**WORK TO BE COMPLETED:**
Your task is to transcribe, without alteration, the lines from the top of the material below through the line bearing "values_2030 = [23.3, 31.8, 15.3, 7.0, 6.4, 11.7, 4.4]", inclusive.
◇ ◇ ◇ ◇
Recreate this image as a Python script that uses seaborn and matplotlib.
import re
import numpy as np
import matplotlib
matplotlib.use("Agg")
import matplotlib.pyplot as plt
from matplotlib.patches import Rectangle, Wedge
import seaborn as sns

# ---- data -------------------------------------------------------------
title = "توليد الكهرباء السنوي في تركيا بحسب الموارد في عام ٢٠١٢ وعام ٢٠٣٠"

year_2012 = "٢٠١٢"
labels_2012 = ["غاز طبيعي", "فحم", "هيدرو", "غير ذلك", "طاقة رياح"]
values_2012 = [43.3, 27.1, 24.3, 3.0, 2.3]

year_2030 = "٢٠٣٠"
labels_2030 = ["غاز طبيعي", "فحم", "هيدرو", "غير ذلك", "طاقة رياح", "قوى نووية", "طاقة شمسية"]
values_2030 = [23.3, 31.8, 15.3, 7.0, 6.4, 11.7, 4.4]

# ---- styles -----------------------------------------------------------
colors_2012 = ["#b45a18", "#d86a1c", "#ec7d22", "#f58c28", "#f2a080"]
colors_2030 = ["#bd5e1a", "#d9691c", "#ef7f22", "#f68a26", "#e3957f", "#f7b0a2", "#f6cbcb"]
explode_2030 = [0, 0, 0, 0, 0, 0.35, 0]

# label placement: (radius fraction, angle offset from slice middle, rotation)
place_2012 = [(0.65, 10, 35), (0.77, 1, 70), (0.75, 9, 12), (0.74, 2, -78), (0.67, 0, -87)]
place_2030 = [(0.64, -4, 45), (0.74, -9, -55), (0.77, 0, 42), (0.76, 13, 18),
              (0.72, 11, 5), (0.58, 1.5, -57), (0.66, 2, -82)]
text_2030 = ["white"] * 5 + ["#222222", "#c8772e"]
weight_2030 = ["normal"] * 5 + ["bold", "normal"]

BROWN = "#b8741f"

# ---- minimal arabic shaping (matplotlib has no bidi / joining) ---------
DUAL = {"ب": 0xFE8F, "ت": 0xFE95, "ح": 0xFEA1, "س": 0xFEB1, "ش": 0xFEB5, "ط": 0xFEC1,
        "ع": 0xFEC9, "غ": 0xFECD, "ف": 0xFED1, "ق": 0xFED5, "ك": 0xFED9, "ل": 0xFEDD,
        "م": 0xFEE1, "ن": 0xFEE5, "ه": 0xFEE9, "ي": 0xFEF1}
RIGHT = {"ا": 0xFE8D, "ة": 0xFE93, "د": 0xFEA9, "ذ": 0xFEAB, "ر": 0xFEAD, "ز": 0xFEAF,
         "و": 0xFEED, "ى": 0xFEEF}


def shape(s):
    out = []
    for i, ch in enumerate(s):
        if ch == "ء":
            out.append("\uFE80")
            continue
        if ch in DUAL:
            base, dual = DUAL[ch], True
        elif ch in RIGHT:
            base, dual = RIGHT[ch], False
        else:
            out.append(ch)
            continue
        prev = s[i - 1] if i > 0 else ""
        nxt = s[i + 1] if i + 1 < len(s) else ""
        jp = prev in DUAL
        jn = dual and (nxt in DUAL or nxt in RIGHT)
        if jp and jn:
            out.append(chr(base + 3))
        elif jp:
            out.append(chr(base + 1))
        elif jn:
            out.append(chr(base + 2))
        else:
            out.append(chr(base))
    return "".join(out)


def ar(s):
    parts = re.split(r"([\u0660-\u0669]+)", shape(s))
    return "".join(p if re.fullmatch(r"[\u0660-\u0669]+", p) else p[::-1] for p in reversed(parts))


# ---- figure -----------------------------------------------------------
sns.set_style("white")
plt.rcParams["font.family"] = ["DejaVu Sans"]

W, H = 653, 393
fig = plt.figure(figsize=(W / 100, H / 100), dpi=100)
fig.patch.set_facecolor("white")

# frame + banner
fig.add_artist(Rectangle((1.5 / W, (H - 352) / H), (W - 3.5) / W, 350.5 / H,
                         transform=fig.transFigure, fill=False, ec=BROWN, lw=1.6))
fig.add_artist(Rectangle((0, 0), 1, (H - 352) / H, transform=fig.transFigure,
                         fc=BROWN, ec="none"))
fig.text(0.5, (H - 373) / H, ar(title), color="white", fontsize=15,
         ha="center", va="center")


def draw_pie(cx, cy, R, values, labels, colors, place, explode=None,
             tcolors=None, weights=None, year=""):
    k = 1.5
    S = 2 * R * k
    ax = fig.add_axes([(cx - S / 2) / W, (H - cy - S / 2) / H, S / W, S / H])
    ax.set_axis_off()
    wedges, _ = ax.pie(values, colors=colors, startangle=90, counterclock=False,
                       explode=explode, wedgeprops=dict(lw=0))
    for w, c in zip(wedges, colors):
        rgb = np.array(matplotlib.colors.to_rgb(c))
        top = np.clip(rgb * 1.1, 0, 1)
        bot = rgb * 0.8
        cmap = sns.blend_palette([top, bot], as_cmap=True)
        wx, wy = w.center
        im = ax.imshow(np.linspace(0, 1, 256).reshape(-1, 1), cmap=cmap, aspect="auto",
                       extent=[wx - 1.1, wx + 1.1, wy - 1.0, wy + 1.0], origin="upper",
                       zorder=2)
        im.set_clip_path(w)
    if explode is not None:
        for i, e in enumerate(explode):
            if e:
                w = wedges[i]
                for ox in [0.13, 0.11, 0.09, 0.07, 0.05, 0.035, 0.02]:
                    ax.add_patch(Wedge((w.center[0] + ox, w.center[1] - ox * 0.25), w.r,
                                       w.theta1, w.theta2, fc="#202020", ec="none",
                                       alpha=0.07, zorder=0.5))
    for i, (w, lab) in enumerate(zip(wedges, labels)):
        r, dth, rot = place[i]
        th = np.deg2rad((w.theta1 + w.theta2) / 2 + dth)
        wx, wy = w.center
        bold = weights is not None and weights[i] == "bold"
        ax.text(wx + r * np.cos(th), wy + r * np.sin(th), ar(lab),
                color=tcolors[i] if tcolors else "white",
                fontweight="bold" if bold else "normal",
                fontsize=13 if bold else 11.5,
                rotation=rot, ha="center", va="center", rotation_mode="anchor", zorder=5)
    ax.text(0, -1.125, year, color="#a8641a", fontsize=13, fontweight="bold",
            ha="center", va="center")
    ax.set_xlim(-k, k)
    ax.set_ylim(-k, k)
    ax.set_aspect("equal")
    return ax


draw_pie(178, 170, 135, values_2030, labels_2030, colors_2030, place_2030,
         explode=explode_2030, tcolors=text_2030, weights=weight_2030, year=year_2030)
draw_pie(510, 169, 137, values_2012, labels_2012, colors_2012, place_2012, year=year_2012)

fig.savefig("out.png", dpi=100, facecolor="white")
◇ ◇ ◇ ◇
**PROBLEM SOLUTION:**
Recreate this image as a Python script that uses seaborn and matplotlib.
import re
import numpy as np
import matplotlib
matplotlib.use("Agg")
import matplotlib.pyplot as plt
from matplotlib.patches import Rectangle, Wedge
import seaborn as sns

# ---- data -------------------------------------------------------------
title = "توليد الكهرباء السنوي في تركيا بحسب الموارد في عام ٢٠١٢ وعام ٢٠٣٠"

year_2012 = "٢٠١٢"
labels_2012 = ["غاز طبيعي", "فحم", "هيدرو", "غير ذلك", "طاقة رياح"]
values_2012 = [43.3, 27.1, 24.3, 3.0, 2.3]

year_2030 = "٢٠٣٠"
labels_2030 = ["غاز طبيعي", "فحم", "هيدرو", "غير ذلك", "طاقة رياح", "قوى نووية", "طاقة شمسية"]
values_2030 = [23.3, 31.8, 15.3, 7.0, 6.4, 11.7, 4.4]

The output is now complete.